My second, minor, reaction is therefore that the U.S. was at no time closer to socialism than it was at the end of the 1930s, but that from that point forward it veered hard away from this alternative. This was already clear from the anti-labor legislation (cast as anti-Communist legislation) forced through Congress in the late 1940s and throughout the 1950s. Free enterprise (or so it was argued) did not need assistance from Uncle Sam. The economy was doing great. Don’t let Big Labor ruin it all. And, so, in 1947, Congress passed the most sweeping anti-union legislation since the turn of the century, the Taft-Hartley Act (29 U.S.C. § 141-197), which effectively deprived organized labor the benefit of their numbers. The social welfare state therefore unfolded very differently in the U.S. than in Europe. In the U.S. social welfare was explicitly aimed at the elderly, the poor, children, unemployed, sick, and largely at underserved minorities. In Europe, by contrast, the social franchise was sold as an entitlement to all.

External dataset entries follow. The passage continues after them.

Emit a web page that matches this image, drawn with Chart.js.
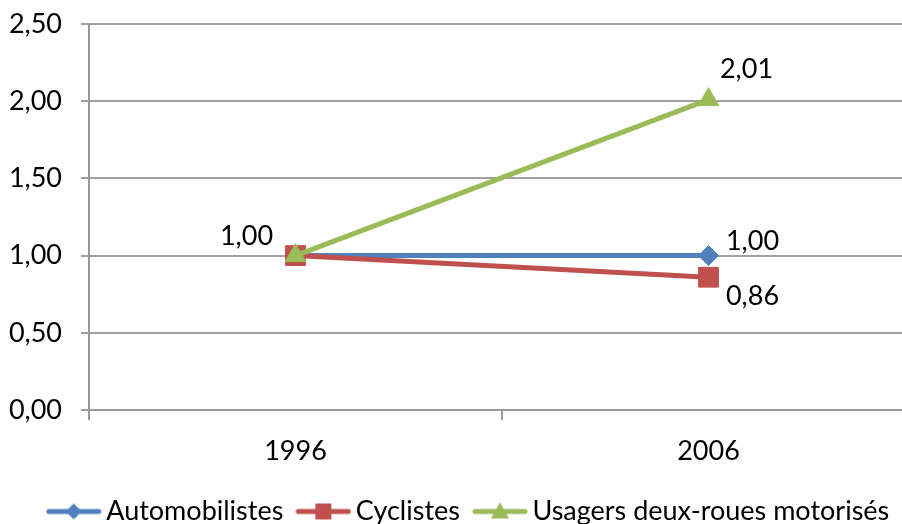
<!DOCTYPE html>
<html>
<head>
<meta charset="utf-8">
<script src="https://cdn.jsdelivr.net/npm/chart.js@4/dist/chart.umd.min.js"></script>
<style>
  html, body { margin: 0; padding: 0; background: #fff; overflow: hidden; }
  #wrap { width: 902px; height: 524px; overflow: hidden; position: relative; }
  canvas { display: block; }
</style>
</head>
<body>
<div id="wrap"><canvas id="c" width="944" height="535"></canvas></div>
<script>
// ---- data ----
const categories = ['1996', '2006'];
const seriesNames = ['Automobilistes', 'Cyclistes', 'Usagers deux-roues motorisés'];
const automobilistes = [1.00, 1.00];
const cyclistes = [1.00, 0.86];
const usagersDeuxRoues = [1.00, 2.01];
const yTickValues = [0, 0.5, 1.0, 1.5, 2.0, 2.5];

const FONT = 'Lato, "Open Sans", sans-serif';
const FS = 27;
const colors = ['#4F81BD', '#C0504D', '#9BBB59'];
const styles = ['rectRot', 'rect', 'triangle'];
const radii = [10, 14, 12];

function fmt(v) { return v.toFixed(2).replace('.', ','); }

function legendIcon(color, style) {
  const cv = document.createElement('canvas');
  cv.width = 56; cv.height = 22;
  const ctx = cv.getContext('2d');
  ctx.strokeStyle = color; ctx.lineWidth = 5; ctx.lineCap = 'round';
  ctx.beginPath(); ctx.moveTo(3, 11); ctx.lineTo(53, 11); ctx.stroke();
  ctx.fillStyle = color;
  ctx.beginPath();
  if (style === 'rectRot') {
    ctx.moveTo(28, 3); ctx.lineTo(36, 11); ctx.lineTo(28, 19); ctx.lineTo(20, 11); ctx.closePath();
  } else if (style === 'rect') {
    ctx.rect(20, 3, 16, 16);
  } else {
    ctx.moveTo(28, 2); ctx.lineTo(37, 18); ctx.lineTo(19, 18); ctx.closePath();
  }
  ctx.fill();
  return cv;
}

const seriesData = [automobilistes, cyclistes, usagersDeuxRoues];
const datasets = seriesNames.map((name, i) => ({
  label: name,
  data: seriesData[i],
  borderColor: colors[i],
  backgroundColor: colors[i],
  pointBackgroundColor: colors[i],
  pointBorderColor: colors[i],
  pointStyle: styles[i],
  pointRadius: radii[i],
  pointBorderWidth: 1,
  borderWidth: 5,
  tension: 0,
  order: 2 - i
}));

// labels: [datasetIndex, pointIndex, dx, dy(baseline)]
const labelSpecs = [
  [2, 0, -49, -11],
  [2, 1, 38, -22],
  [0, 1, 44, -6],
  [1, 1, 44, 28]
];

const valueLabels = {
  id: 'valueLabels',
  afterDatasetsDraw(chart) {
    const ctx = chart.ctx;
    ctx.save();
    ctx.font = FS + 'px ' + FONT;
    ctx.fillStyle = '#000';
    ctx.textAlign = 'center';
    ctx.textBaseline = 'alphabetic';
    labelSpecs.forEach(([d, p, dx, dy]) => {
      const el = chart.getDatasetMeta(d).data[p];
      const v = chart.data.datasets[d].data[p];
      ctx.fillText(fmt(v), el.x + dx, el.y + dy);
    });
    ctx.restore();
  }
};

new Chart(document.getElementById('c'), {
  type: 'line',
  data: { labels: categories, datasets },
  options: {
    responsive: false,
    animation: false,
    devicePixelRatio: 1,
    layout: { padding: { top: 24, left: 0, right: 0, bottom: 0 } },
    plugins: {
      tooltip: { enabled: false },
      legend: {
        position: 'bottom',
        labels: {
          font: { family: FONT, size: FS },
          color: '#000',
          usePointStyle: true,
          pointStyleWidth: 38,
          padding: 21,
          generateLabels(chart) {
            return chart.data.datasets.map((ds, i) => ({
              text: ds.label,
              fillStyle: colors[i],
              strokeStyle: colors[i],
              lineWidth: 0,
              pointStyle: legendIcon(colors[i], styles[i]),
              hidden: false,
              datasetIndex: i,
              fontColor: '#000'
            }));
          }
        }
      }
    },
    scales: {
      x: {
        offset: true,
        grid: {
          offset: true,
          drawOnChartArea: false,
          drawTicks: true,
          tickLength: 10,
          color: '#999',
          lineWidth: 2
        },
        border: { display: true, color: '#999', width: 2 },
        ticks: { font: { family: FONT, size: FS }, color: '#000', padding: 15, maxRotation: 0 },
        afterFit(s) { s.height = 67; s.paddingLeft = 0; s.paddingRight = 0; }
      },
      y: {
        min: 0,
        max: 2.5,
        afterBuildTicks(s) { s.ticks = yTickValues.map(v => ({ value: v })); },
        grid: { color: '#a0a0a0', lineWidth: 2, tickLength: 8, drawTicks: true },
        border: { display: true, color: '#999', width: 2 },
        ticks: {
          font: { family: FONT, size: FS },
          color: '#000',
          padding: 19,
          callback: (v) => fmt(v)
        },
        afterFit(s) { s.width = 89; s.paddingTop = 0; s.paddingBottom = 0; }
      },
      yPad: {
        position: 'right',
        display: true,
        grid: { display: false },
        border: { display: false },
        ticks: { display: false },
        afterFit(s) { s.width = 29; s.paddingTop = 0; s.paddingBottom = 0; }
      }
    }
  },
  plugins: [valueLabels]
});
</script>
</body>
</html>
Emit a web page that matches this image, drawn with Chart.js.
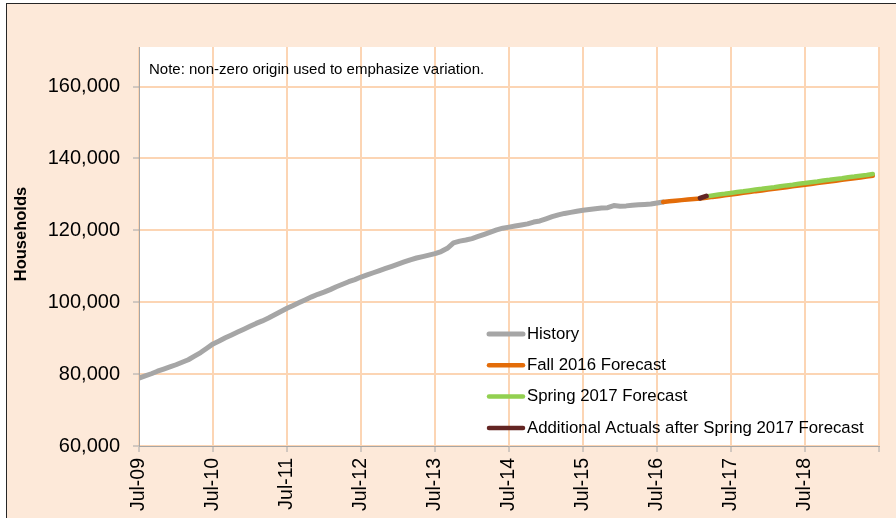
<!DOCTYPE html>
<html>
<head>
<meta charset="utf-8">
<script src="https://cdn.jsdelivr.net/npm/chart.js@4/dist/chart.umd.min.js"></script>
<style>
    html, body { margin: 0; padding: 0; background: #ffffff; overflow: hidden; }
    #frame {
        position: absolute; left: 6px; top: 3px; width: 900px; height: 520px;
        background: #FDE9D9; border-left: 1.5px solid #262626; border-top: 1.5px solid #262626;
    }
    #householdsChart { position: absolute; left: 0; top: 0; }
</style>
</head>
<body>
<div id="frame"></div>
<canvas id="householdsChart" width="896" height="518"></canvas>
<script>
// tick labels along the x axis (one per July, month index 0, 12, 24 ...)
const xLabels = ['Jul-09', 'Jul-10', 'Jul-11', 'Jul-12', 'Jul-13', 'Jul-14', 'Jul-15', 'Jul-16', 'Jul-17', 'Jul-18'];
const seriesNames = ['History', 'Fall 2016 Forecast', 'Spring 2017 Forecast', 'Additional Actuals after Spring 2017 Forecast'];
const seriesColors = ['#A6A6A6', '#E36C09', '#92D050', '#632523'];

// monthly values, each series starts at a month index counted from Jul-09
const historyStart = 0;
const history = [
    78900, 79500, 80100, 80800, 81400, 82000, 82600, 83300, 84000, 85000, 86000, 87200, 88400,
    89200, 90100, 90900, 91700, 92500, 93300, 94100, 94800, 95600, 96500, 97400, 98300,
    99100, 99900, 100700, 101500, 102200, 102800, 103500, 104300, 105000, 105700, 106300, 107000,
    107600, 108200, 108800, 109400, 110000, 110600, 111200, 111800, 112300, 112700, 113100, 113500,
    114100, 115000, 116500, 117000, 117300, 117700, 118300, 118900, 119500, 120100, 120600, 120900,
    121200, 121500, 121800, 122300, 122600, 123200, 123800, 124300, 124700, 125000, 125300, 125600,
    125800, 126000, 126200, 126300, 126900, 126700, 126800, 127000, 127100, 127200, 127300, 127600, 127900
];
const fallStart = 85;
const fall2016 = [
    127900, 128100, 128250, 128400, 128550, 128700, 128850, 129050, 129300, 129500, 129750, 129950,
    130200, 130450, 130650, 130900, 131100, 131350, 131550, 131800, 132000, 132250, 132450, 132700,
    132900, 133150, 133350, 133600, 133800, 134050, 134250, 134500, 134700, 134950, 135150
];
const springStart = 92;
const spring2017 = [
    129450, 129700, 129950, 130150, 130400, 130650, 130850, 131100, 131350, 131550, 131800, 132000,
    132250, 132500, 132700, 132950, 133150, 133400, 133600, 133850, 134050, 134300, 134500, 134750,
    134950, 135200, 135400, 135650
];
const actualsStart = 91;
const additionalActuals = [128950, 129550];

const yTicks = [60000, 80000, 100000, 120000, 140000, 160000];

const fontFamily = '"Liberation Sans", Arial, sans-serif';

function toPoints(values, start) {
    return values.map((v, i) => ({ x: start + i, y: v }));
}

// white plot area, note, axis title and legend
const decorations = {
    id: 'decorations',
    beforeDraw(chart) {
        const { ctx, chartArea } = chart;
        ctx.save();
        ctx.fillStyle = '#ffffff';
        ctx.fillRect(chartArea.left, chartArea.top, chartArea.right - chartArea.left, chartArea.bottom - chartArea.top);
        ctx.restore();
    },
    afterDraw(chart) {
        const { ctx, chartArea } = chart;
        ctx.save();
        ctx.fillStyle = '#000000';
        ctx.textBaseline = 'middle';

        // note
        ctx.font = '15px ' + fontFamily;
        ctx.textAlign = 'left';
        ctx.fillText('Note: non-zero origin used to emphasize variation.', chartArea.left + 10, chartArea.top + 23);

        // y axis title
        ctx.save();
        ctx.translate(21, 234);
        ctx.rotate(-Math.PI / 2);
        ctx.font = 'bold 16.5px ' + fontFamily;
        ctx.textAlign = 'center';
        ctx.fillText('Households', 0, 0);
        ctx.restore();

        // legend
        ctx.font = '16.8px ' + fontFamily;
        ctx.lineCap = 'round';
        const x0 = chartArea.right - 390;
        seriesNames.forEach((name, i) => {
            const y = chartArea.bottom - 112 + i * 31.3;
            ctx.strokeStyle = seriesColors[i];
            ctx.lineWidth = i === 0 ? 5 : 4.5;
            ctx.beginPath();
            ctx.moveTo(x0, y);
            ctx.lineTo(x0 + 34, y);
            ctx.stroke();
            ctx.fillStyle = '#000000';
            ctx.fillText(name, x0 + 38, y);
        });
        ctx.restore();
    }
};

const lineStyle = {
    pointRadius: 0,
    tension: 0,
    fill: false,
    borderCapStyle: 'round',
    borderJoinStyle: 'round'
};

const ctx = document.getElementById('householdsChart').getContext('2d');
const householdsChart = new Chart(ctx, {
    type: 'line',
    data: {
        datasets: [
            { ...lineStyle, label: seriesNames[0], data: toPoints(history, historyStart), borderColor: seriesColors[0], borderWidth: 5, order: 4 },
            { ...lineStyle, label: seriesNames[1], data: toPoints(fall2016, fallStart), borderColor: seriesColors[1], borderWidth: 4.5, order: 3 },
            { ...lineStyle, label: seriesNames[2], data: toPoints(spring2017, springStart), borderColor: seriesColors[2], borderWidth: 4.5, order: 2 },
            { ...lineStyle, label: seriesNames[3], data: toPoints(additionalActuals, actualsStart), borderColor: seriesColors[3], borderWidth: 5, order: 1 }
        ]
    },
    options: {
        responsive: false,
        animation: false,
        devicePixelRatio: 1,
        layout: { padding: { top: 47, right: 17, left: 0, bottom: 0 } },
        plugins: {
            legend: { display: false },
            tooltip: { enabled: false }
        },
        scales: {
            x: {
                type: 'linear',
                min: 0,
                max: 120,
                afterFit: scale => {
                    scale.height = 72;
                    scale.paddingLeft = 0;
                    scale.paddingRight = 0;
                },
                grid: { color: '#FCD5B4', lineWidth: 2, tickColor: '#A6A6A6', tickLength: 6, tickWidth: 1 },
                border: { color: '#A6A6A6', width: 1 },
                ticks: {
                    stepSize: 12,
                    autoSkip: false,
                    maxRotation: 90,
                    minRotation: 90,
                    padding: 6,
                    color: '#000000',
                    font: { family: fontFamily, size: 19.5 },
                    callback: value => xLabels[value / 12] || ''
                }
            },
            y: {
                min: 60000,
                max: 171000,
                afterBuildTicks: scale => {
                    scale.ticks = yTicks.map(v => ({ value: v }));
                },
                afterFit: scale => {
                    scale.width = 139;
                    scale.paddingTop = 0;
                    scale.paddingBottom = 0;
                },
                grid: { color: '#FCD5B4', lineWidth: 2, tickColor: '#A6A6A6', tickLength: 6, tickWidth: 1 },
                border: { color: '#A6A6A6', width: 1 },
                ticks: {
                    padding: 13,
                    color: '#000000',
                    font: { family: fontFamily, size: 20 },
                    callback: value => value.toLocaleString('en-US')
                }
            }
        }
    },
    plugins: [decorations]
});
</script>
</body>
</html>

When toward the end of the 1960s international competition began to put the squeeze on, Europeans tightened their collective belts while, in the U.S., policy-makers found it relatively easy to chip away at entitlements targeting specific groups: underserved minorities, children, the poor, the homeless. Just as Europeans spread efficiencies broadly, so they also spread the cost of declining productivity broadly. Not so the U.S., where those least able to shoulder the cuts were targeted as the underlying cause for economic decline. In no case, however, did U.S. policy makers play with socialism. Since fascism arose not as a response to social and economic hardship, but out of intellectual and cultural regression, economic growth and free markets — not social engineering — seemed the natural and necessary antidote to fascism.
Crain is right. Democrats played a central role in dismantling the social welfare state. But it is a role that came naturally to them, since, with their republican allies from across the aisle, they knew that it had been free markets that had made America great again.
But this had never been true. Rather was it the $4.2T allocated by Congress beginning in 1938 that played this role. Which is why, I believe, it is absolutely essential that we place this tremendous sum of money at the center of our explanations.